Contre toute attente, les dirigeants du groupe lancent alors une nouvelle formule de ParuVendu et ambitionnent encore de tripler le CA sur le web. Le tribunal de commerce de Lyon décide de prolonger une nouvelle fois la période d'observation de la Comareg. Mais ce sera la dernière. Le 3 novembre, soit vingt jours avant la date prévue initialement, il prononce la liquidation de Comareg et de sa filiale d'impression Hebdoprint, laissant encore 1 650 salariés sur le carreau dont 350 en Rhône-Alpes. « Laurence Lessertois a annulé d'un coup tous les rendez-vous qui avaient été fixés les semaines d'avant, sans donner de raison », se souvient un salarié. De même, les deux administrateurs judiciaires n'autoriseront qu'une période de quinze jours après la liquidation pour tenter de trouver des repreneurs partiels.

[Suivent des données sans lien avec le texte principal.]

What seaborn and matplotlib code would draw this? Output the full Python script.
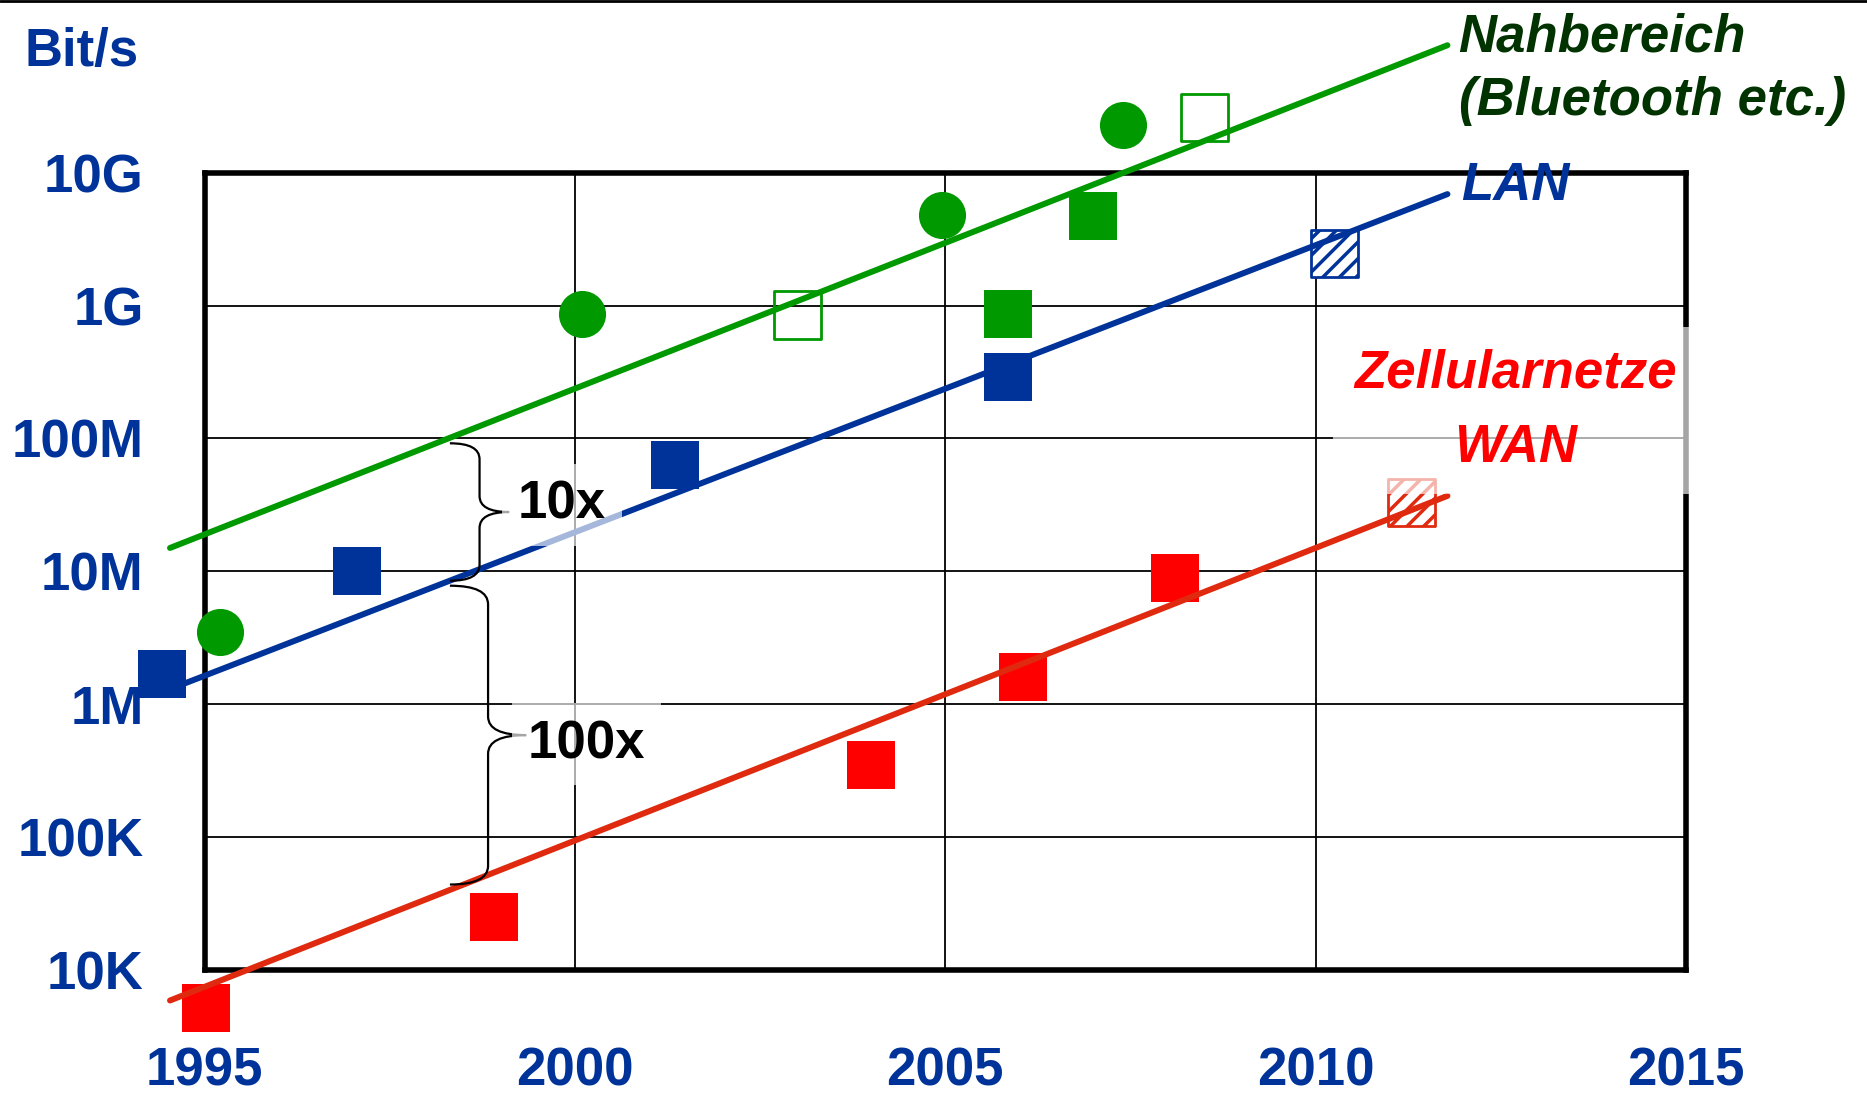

Ironie de l'histoire, le rapprochement tant espéré avec le groupe Rossel ne se fera finalement pas, ce dernier ayant jeté l'éponge en juin dernier, accusant la CGT d'avoir fait capoter le projet. Quant à Philippe Hersant, il est installé depuis 2003 en Suisse, sur les bords du lac Léman où il a bâti un autre groupe de presse baptisé Editions Suisse Holding. Géré par son fidèle lieutenant Jacques Richard, il génère une soixantaine de millions d'euros de chiffre d'affaires. Et affiche une rentabilité bien supérieure à celle de la presse française…

 

 

Par Camille Nagyos.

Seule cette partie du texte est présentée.